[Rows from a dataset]

>> start

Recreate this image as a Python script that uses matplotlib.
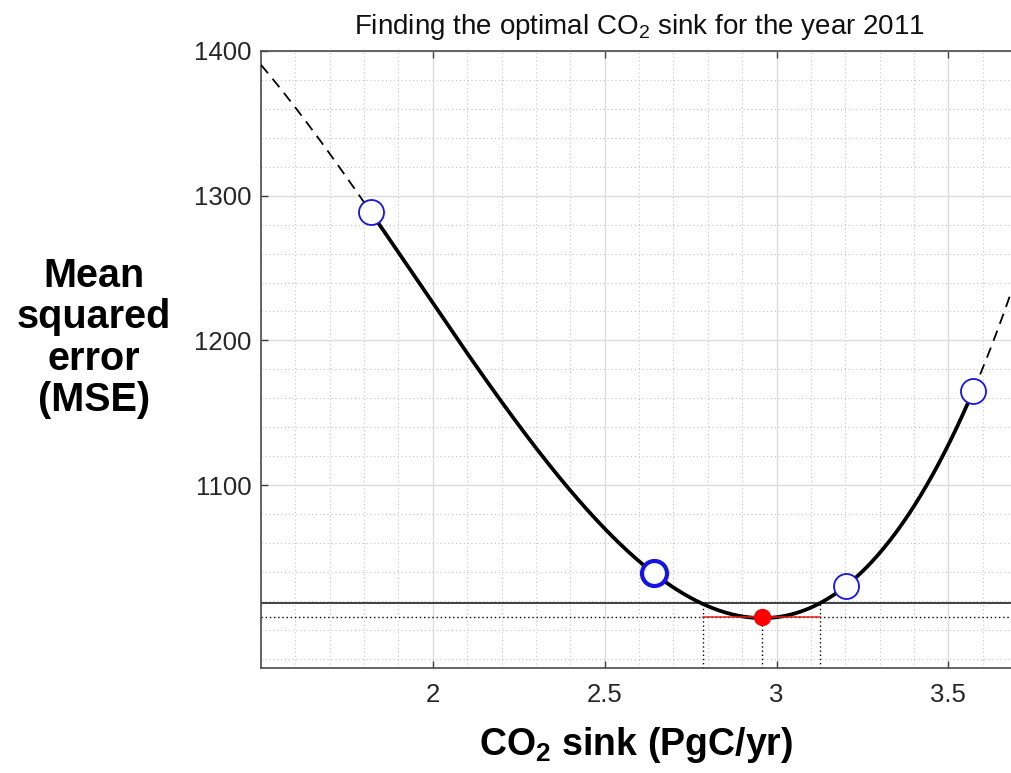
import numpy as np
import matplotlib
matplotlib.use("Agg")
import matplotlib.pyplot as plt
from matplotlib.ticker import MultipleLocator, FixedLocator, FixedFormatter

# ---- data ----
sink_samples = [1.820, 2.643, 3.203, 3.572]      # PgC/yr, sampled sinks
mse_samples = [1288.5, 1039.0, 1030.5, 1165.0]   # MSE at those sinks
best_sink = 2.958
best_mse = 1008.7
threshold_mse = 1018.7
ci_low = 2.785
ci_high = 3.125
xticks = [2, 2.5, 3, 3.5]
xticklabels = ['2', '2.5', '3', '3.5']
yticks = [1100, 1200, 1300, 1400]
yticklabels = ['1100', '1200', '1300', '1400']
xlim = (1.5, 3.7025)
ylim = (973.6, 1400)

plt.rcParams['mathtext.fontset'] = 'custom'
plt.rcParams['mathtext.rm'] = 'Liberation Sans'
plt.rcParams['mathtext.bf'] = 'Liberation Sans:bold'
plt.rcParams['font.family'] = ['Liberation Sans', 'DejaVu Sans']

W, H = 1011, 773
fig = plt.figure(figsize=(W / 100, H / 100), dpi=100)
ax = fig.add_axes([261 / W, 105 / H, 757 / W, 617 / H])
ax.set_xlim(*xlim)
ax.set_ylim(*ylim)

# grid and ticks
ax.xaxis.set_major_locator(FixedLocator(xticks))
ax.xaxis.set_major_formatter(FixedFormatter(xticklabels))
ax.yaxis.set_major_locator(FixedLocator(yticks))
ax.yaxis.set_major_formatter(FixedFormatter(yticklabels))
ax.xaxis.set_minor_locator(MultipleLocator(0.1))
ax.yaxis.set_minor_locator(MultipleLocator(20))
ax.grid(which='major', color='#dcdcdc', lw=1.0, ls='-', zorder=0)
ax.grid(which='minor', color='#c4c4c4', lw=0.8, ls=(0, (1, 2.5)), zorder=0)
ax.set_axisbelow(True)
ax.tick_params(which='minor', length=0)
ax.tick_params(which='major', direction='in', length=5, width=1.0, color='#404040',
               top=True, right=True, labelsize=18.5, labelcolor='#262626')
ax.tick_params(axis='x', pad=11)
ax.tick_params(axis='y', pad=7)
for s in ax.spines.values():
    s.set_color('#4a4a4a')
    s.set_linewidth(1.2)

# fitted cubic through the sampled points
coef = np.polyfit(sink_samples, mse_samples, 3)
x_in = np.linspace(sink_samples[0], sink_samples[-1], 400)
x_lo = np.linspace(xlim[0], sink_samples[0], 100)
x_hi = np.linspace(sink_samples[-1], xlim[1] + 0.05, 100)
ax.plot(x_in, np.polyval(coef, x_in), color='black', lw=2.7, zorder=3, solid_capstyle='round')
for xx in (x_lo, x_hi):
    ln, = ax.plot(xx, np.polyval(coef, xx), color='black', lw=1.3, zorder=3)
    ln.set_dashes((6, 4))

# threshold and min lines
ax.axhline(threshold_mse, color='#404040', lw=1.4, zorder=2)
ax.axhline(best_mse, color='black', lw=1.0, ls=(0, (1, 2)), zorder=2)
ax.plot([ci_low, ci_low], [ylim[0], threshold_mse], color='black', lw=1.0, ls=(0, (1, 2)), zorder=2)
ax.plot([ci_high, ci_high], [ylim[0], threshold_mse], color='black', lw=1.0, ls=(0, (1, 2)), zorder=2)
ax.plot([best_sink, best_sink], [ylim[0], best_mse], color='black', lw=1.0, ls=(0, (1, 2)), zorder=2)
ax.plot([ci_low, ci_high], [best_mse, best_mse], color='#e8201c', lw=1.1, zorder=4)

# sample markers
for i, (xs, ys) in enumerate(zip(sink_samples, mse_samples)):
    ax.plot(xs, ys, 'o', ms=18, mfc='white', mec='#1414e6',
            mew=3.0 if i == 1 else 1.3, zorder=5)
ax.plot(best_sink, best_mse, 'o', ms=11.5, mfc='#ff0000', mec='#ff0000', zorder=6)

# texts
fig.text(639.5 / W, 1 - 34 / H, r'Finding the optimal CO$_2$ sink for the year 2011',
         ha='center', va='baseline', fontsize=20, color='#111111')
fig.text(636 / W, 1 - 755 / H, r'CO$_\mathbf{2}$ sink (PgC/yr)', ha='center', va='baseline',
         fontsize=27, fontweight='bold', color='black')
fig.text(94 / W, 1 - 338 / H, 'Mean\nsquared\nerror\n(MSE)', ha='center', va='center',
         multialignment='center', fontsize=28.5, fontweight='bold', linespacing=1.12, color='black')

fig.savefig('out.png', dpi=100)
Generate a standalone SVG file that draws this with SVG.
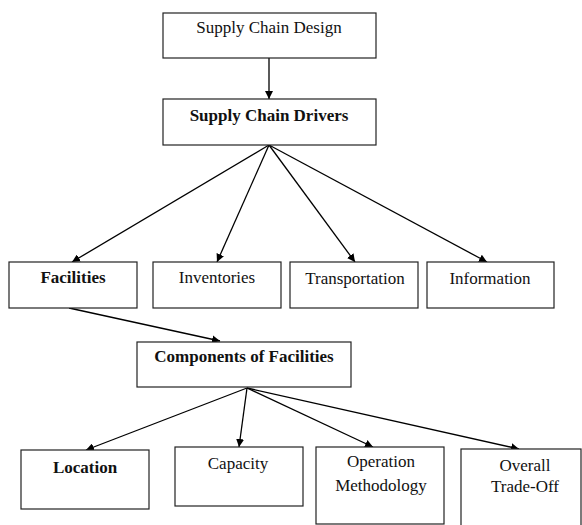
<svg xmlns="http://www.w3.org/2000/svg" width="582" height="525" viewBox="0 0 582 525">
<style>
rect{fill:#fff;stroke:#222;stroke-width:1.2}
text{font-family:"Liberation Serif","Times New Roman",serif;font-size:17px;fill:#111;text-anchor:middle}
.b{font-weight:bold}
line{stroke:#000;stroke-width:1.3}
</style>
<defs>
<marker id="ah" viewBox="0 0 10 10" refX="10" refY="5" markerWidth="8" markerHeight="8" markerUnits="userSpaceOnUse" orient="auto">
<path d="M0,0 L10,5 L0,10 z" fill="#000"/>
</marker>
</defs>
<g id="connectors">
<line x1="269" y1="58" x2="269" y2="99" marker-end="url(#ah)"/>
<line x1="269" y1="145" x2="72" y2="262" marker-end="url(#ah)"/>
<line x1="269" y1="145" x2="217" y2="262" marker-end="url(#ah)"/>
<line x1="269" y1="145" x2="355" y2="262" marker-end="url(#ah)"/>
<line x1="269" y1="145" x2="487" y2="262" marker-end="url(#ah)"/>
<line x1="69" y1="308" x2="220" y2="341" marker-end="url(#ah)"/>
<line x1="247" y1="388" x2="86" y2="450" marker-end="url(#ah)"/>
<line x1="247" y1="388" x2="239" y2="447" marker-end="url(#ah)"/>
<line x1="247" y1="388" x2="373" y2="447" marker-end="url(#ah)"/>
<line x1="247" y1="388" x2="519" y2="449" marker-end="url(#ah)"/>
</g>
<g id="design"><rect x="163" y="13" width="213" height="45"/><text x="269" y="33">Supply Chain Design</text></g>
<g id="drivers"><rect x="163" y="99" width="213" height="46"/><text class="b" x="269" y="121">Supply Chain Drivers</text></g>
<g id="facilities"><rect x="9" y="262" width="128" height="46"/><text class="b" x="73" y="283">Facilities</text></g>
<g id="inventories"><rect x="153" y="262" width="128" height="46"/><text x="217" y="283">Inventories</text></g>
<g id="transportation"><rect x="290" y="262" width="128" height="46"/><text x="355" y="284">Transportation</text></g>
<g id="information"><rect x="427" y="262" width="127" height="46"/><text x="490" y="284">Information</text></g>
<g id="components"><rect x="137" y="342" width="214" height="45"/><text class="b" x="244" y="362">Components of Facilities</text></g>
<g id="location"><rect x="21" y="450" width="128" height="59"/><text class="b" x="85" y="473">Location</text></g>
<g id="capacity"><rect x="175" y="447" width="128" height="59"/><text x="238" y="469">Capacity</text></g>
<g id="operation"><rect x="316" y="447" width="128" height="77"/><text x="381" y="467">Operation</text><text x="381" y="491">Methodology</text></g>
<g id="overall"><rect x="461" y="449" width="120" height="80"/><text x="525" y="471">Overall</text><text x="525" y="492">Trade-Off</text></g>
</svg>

>> end

=== Work required ===
All lines from the start of the entries through the one with "from matplotlib.ticker import" are to be output exactly; omit the pictures.

=== Exercise response ===
Recreate this image as a Python script that uses matplotlib.
import numpy as np
import matplotlib
matplotlib.use("Agg")
import matplotlib.pyplot as plt
from matplotlib.ticker import MultipleLocator, FixedLocator, FixedFormatter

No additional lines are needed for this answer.